• EXERCISE REQUIREMENTS: Quote all of the data that follows exactly as written, skipping the images.

• RAW DATA:
————————

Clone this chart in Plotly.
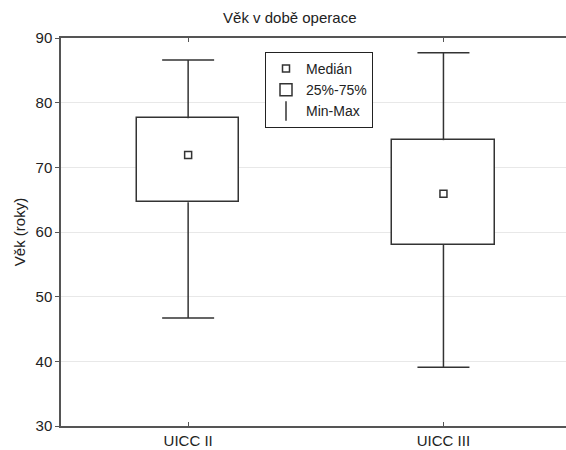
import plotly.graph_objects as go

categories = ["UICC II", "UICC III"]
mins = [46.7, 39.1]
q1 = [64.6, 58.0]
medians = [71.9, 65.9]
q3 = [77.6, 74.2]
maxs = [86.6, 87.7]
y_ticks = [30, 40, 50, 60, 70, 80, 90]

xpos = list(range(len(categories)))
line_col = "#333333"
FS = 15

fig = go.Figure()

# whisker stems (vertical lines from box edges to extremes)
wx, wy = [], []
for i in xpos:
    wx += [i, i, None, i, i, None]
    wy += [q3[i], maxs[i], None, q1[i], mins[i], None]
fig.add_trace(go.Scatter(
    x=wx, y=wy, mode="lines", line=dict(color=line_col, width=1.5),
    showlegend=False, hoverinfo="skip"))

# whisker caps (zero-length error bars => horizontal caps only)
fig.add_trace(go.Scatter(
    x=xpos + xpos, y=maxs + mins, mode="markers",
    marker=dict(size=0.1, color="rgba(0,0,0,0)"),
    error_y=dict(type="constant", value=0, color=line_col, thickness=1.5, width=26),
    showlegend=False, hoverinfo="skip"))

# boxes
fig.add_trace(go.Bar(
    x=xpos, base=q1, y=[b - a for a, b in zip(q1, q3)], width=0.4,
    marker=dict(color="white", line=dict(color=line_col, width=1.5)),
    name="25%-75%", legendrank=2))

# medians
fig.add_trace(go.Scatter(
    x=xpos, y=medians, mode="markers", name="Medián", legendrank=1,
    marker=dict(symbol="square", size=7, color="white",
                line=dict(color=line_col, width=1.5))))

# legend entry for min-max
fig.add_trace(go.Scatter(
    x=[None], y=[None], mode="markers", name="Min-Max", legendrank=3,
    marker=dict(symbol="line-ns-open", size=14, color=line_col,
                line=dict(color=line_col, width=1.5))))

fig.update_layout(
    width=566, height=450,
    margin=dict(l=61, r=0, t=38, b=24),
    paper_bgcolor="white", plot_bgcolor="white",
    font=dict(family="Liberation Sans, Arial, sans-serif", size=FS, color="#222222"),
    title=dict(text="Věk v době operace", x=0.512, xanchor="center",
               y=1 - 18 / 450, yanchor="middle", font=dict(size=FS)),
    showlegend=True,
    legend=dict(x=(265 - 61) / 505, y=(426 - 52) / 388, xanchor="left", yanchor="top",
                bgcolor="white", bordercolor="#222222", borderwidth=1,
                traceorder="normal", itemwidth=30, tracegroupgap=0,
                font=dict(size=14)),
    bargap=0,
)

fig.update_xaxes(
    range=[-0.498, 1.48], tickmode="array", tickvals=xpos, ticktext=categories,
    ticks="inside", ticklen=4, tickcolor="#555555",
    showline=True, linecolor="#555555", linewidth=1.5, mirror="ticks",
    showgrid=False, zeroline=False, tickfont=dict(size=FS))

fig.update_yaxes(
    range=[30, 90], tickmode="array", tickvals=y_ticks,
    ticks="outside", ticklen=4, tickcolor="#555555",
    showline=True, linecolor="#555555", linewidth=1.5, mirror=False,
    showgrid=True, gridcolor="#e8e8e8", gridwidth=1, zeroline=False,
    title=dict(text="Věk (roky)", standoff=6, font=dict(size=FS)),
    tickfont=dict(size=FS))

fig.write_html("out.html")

————————

• ANSWER TO THE TASK:
Clone this chart in Plotly.
import plotly.graph_objects as go

categories = ["UICC II", "UICC III"]
mins = [46.7, 39.1]
q1 = [64.6, 58.0]
medians = [71.9, 65.9]
q3 = [77.6, 74.2]
maxs = [86.6, 87.7]
y_ticks = [30, 40, 50, 60, 70, 80, 90]

xpos = list(range(len(categories)))
line_col = "#333333"
FS = 15

fig = go.Figure()

# whisker stems (vertical lines from box edges to extremes)
wx, wy = [], []
for i in xpos:
    wx += [i, i, None, i, i, None]
    wy += [q3[i], maxs[i], None, q1[i], mins[i], None]
fig.add_trace(go.Scatter(
    x=wx, y=wy, mode="lines", line=dict(color=line_col, width=1.5),
    showlegend=False, hoverinfo="skip"))

# whisker caps (zero-length error bars => horizontal caps only)
fig.add_trace(go.Scatter(
    x=xpos + xpos, y=maxs + mins, mode="markers",
    marker=dict(size=0.1, color="rgba(0,0,0,0)"),
    error_y=dict(type="constant", value=0, color=line_col, thickness=1.5, width=26),
    showlegend=False, hoverinfo="skip"))

# boxes
fig.add_trace(go.Bar(
    x=xpos, base=q1, y=[b - a for a, b in zip(q1, q3)], width=0.4,
    marker=dict(color="white", line=dict(color=line_col, width=1.5)),
    name="25%-75%", legendrank=2))

# medians
fig.add_trace(go.Scatter(
    x=xpos, y=medians, mode="markers", name="Medián", legendrank=1,
    marker=dict(symbol="square", size=7, color="white",
                line=dict(color=line_col, width=1.5))))

# legend entry for min-max
fig.add_trace(go.Scatter(
    x=[None], y=[None], mode="markers", name="Min-Max", legendrank=3,
    marker=dict(symbol="line-ns-open", size=14, color=line_col,
                line=dict(color=line_col, width=1.5))))

fig.update_layout(
    width=566, height=450,
    margin=dict(l=61, r=0, t=38, b=24),
    paper_bgcolor="white", plot_bgcolor="white",
    font=dict(family="Liberation Sans, Arial, sans-serif", size=FS, color="#222222"),
    title=dict(text="Věk v době operace", x=0.512, xanchor="center",
               y=1 - 18 / 450, yanchor="middle", font=dict(size=FS)),
    showlegend=True,
    legend=dict(x=(265 - 61) / 505, y=(426 - 52) / 388, xanchor="left", yanchor="top",
                bgcolor="white", bordercolor="#222222", borderwidth=1,
                traceorder="normal", itemwidth=30, tracegroupgap=0,
                font=dict(size=14)),
    bargap=0,
)

fig.update_xaxes(
    range=[-0.498, 1.48], tickmode="array", tickvals=xpos, ticktext=categories,
    ticks="inside", ticklen=4, tickcolor="#555555",
    showline=True, linecolor="#555555", linewidth=1.5, mirror="ticks",
    showgrid=False, zeroline=False, tickfont=dict(size=FS))

fig.update_yaxes(
    range=[30, 90], tickmode="array", tickvals=y_ticks,
    ticks="outside", ticklen=4, tickcolor="#555555",
    showline=True, linecolor="#555555", linewidth=1.5, mirror=False,
    showgrid=True, gridcolor="#e8e8e8", gridwidth=1, zeroline=False,
    title=dict(text="Věk (roky)", standoff=6, font=dict(size=FS)),
    tickfont=dict(size=FS))

fig.write_html("out.html")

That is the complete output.